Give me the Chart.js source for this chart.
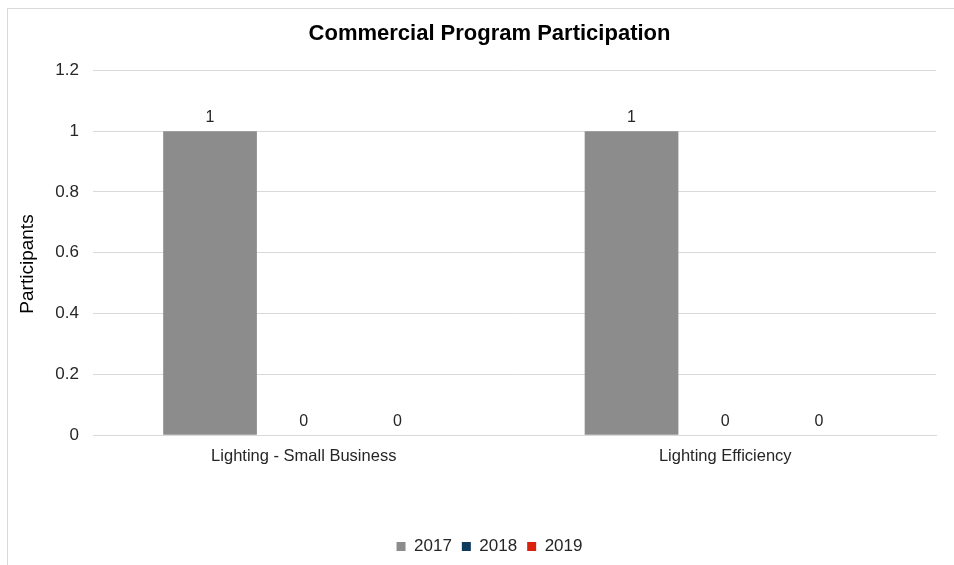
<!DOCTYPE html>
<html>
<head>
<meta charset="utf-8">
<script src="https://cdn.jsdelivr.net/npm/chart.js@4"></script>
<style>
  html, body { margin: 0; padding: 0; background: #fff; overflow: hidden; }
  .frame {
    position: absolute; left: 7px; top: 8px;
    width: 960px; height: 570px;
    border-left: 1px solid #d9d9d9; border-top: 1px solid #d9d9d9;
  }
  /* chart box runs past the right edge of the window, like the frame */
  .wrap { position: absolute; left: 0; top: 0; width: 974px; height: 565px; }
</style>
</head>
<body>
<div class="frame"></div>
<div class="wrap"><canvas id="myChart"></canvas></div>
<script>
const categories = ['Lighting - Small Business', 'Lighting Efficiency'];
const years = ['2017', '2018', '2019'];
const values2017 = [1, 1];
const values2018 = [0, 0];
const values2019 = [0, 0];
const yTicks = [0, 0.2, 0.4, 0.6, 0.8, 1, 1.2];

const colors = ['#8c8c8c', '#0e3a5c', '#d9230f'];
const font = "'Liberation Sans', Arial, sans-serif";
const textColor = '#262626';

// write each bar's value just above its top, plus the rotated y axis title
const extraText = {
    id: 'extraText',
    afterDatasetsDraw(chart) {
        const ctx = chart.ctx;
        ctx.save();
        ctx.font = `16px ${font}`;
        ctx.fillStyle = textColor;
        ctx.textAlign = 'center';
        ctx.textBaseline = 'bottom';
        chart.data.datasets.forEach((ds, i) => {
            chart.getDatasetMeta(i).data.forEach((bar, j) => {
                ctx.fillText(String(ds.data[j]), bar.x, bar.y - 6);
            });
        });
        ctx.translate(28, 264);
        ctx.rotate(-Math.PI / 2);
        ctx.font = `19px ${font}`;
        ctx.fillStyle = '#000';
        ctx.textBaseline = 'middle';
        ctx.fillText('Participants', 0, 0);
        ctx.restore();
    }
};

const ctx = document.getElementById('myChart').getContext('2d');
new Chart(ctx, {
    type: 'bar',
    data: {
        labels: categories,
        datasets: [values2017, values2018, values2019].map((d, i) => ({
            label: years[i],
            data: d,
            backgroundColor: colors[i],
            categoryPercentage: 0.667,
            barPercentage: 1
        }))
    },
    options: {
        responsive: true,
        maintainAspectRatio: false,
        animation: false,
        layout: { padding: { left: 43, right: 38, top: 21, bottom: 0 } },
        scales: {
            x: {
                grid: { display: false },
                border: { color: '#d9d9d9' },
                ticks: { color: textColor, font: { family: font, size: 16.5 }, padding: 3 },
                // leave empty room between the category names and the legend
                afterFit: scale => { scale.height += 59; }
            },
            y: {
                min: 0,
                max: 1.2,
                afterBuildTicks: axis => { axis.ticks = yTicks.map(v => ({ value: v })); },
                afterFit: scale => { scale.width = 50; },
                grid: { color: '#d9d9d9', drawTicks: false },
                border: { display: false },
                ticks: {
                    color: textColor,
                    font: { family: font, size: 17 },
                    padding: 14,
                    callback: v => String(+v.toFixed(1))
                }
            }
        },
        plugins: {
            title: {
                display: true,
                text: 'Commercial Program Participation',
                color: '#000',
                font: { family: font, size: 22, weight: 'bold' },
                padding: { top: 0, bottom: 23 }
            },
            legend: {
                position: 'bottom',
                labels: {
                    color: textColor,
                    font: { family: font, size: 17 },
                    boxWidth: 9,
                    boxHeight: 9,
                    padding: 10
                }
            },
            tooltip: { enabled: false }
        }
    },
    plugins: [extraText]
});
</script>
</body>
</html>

▶ _EXERCISE_
Retype the data above exactly; pictures are not part of the copy.

▶ _ANSWER FOR THIS EXERCISE_
Give me the Chart.js source for this chart.
<!DOCTYPE html>
<html>
<head>
<meta charset="utf-8">
<script src="https://cdn.jsdelivr.net/npm/chart.js@4"></script>
<style>
  html, body { margin: 0; padding: 0; background: #fff; overflow: hidden; }
  .frame {
    position: absolute; left: 7px; top: 8px;
    width: 960px; height: 570px;
    border-left: 1px solid #d9d9d9; border-top: 1px solid #d9d9d9;
  }
  /* chart box runs past the right edge of the window, like the frame */
  .wrap { position: absolute; left: 0; top: 0; width: 974px; height: 565px; }
</style>
</head>
<body>
<div class="frame"></div>
<div class="wrap"><canvas id="myChart"></canvas></div>
<script>
const categories = ['Lighting - Small Business', 'Lighting Efficiency'];
const years = ['2017', '2018', '2019'];
const values2017 = [1, 1];
const values2018 = [0, 0];
const values2019 = [0, 0];
const yTicks = [0, 0.2, 0.4, 0.6, 0.8, 1, 1.2];

const colors = ['#8c8c8c', '#0e3a5c', '#d9230f'];
const font = "'Liberation Sans', Arial, sans-serif";
const textColor = '#262626';

// write each bar's value just above its top, plus the rotated y axis title
const extraText = {
    id: 'extraText',
    afterDatasetsDraw(chart) {
        const ctx = chart.ctx;
        ctx.save();
        ctx.font = `16px ${font}`;
        ctx.fillStyle = textColor;
        ctx.textAlign = 'center';
        ctx.textBaseline = 'bottom';
        chart.data.datasets.forEach((ds, i) => {
            chart.getDatasetMeta(i).data.forEach((bar, j) => {
                ctx.fillText(String(ds.data[j]), bar.x, bar.y - 6);
            });
        });
        ctx.translate(28, 264);
        ctx.rotate(-Math.PI / 2);
        ctx.font = `19px ${font}`;
        ctx.fillStyle = '#000';
        ctx.textBaseline = 'middle';
        ctx.fillText('Participants', 0, 0);
        ctx.restore();
    }
};

const ctx = document.getElementById('myChart').getContext('2d');
new Chart(ctx, {
    type: 'bar',
    data: {
        labels: categories,
        datasets: [values2017, values2018, values2019].map((d, i) => ({
            label: years[i],
            data: d,
            backgroundColor: colors[i],
            categoryPercentage: 0.667,
            barPercentage: 1
        }))
    },
    options: {
        responsive: true,
        maintainAspectRatio: false,
        animation: false,
        layout: { padding: { left: 43, right: 38, top: 21, bottom: 0 } },
        scales: {
            x: {
                grid: { display: false },
                border: { color: '#d9d9d9' },
                ticks: { color: textColor, font: { family: font, size: 16.5 }, padding: 3 },
                // leave empty room between the category names and the legend
                afterFit: scale => { scale.height += 59; }
            },
            y: {
                min: 0,
                max: 1.2,
                afterBuildTicks: axis => { axis.ticks = yTicks.map(v => ({ value: v })); },
                afterFit: scale => { scale.width = 50; },
                grid: { color: '#d9d9d9', drawTicks: false },
                border: { display: false },
                ticks: {
                    color: textColor,
                    font: { family: font, size: 17 },
                    padding: 14,
                    callback: v => String(+v.toFixed(1))
                }
            }
        },
        plugins: {
            title: {
                display: true,
                text: 'Commercial Program Participation',
                color: '#000',
                font: { family: font, size: 22, weight: 'bold' },
                padding: { top: 0, bottom: 23 }
            },
            legend: {
                position: 'bottom',
                labels: {
                    color: textColor,
                    font: { family: font, size: 17 },
                    boxWidth: 9,
                    boxHeight: 9,
                    padding: 10
                }
            },
            tooltip: { enabled: false }
        }
    },
    plugins: [extraText]
});
</script>
</body>
</html>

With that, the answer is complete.